Beorma's green home in Digbeth

The Birmingham Post has reported on what Birmingham City Council Planning Committee chairman Peter Douglas Osborn has likened the Beorma Quarter development for Digbeth as a ‘paradigm shift for development in the city’ with the Digbeth £200m complex to raise green energy efficiency standards.





The development which had previously been likened to an abomination looking like "something from Alice in Wonderland" in a conservation meeting, Abominable?, will feature green schemes that Councillor Peter Douglas Osborn likened to creating a 'paradigm shift for development in the city’. Among the green developments are rooftop gardens, a combined heat and power generator together with six bore holes drawing water from ancient wells some 100 metres below to create cheap heating and air conditioning for the scheme.
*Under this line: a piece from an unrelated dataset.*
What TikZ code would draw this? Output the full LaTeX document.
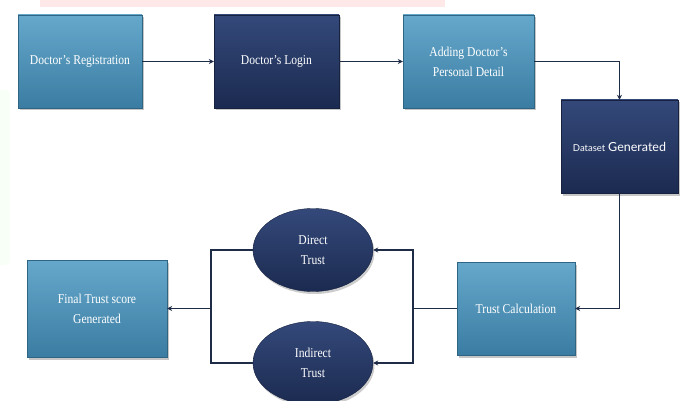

The state-of-the-art Aquifer Thermal Energy Storage system, only the second in the UK, uses a pendulum effect to draw heat from buildings down to the water in summer months and drawing the warm water back in cooler months.
http://www.birminghampost.net/news/west-midlands-news/2009/03/06/digbeth-200m-complex-to-raise-green-energy-efficiency-standards-65233-23076872/


The planning committee meeting on the 5th March gave a warm approval to the scheme in it's meeting with the developers prior to the full application, particularly it's 27- storey office block, designed to reflect medieval plot lines. The issue of car parking and shadowing over St Martin's Church were raised and these issues will be expanded at the full application stage.

The scheme aims to create 2,600 jobs and should help to lead an example for Digbeth in it's regeneration. Although sitting outside of the city centre tall building zone it would bridge the regeneration of the city core previously closed off by the ringroad and link to the bullring together with being a building of excellent design and quality.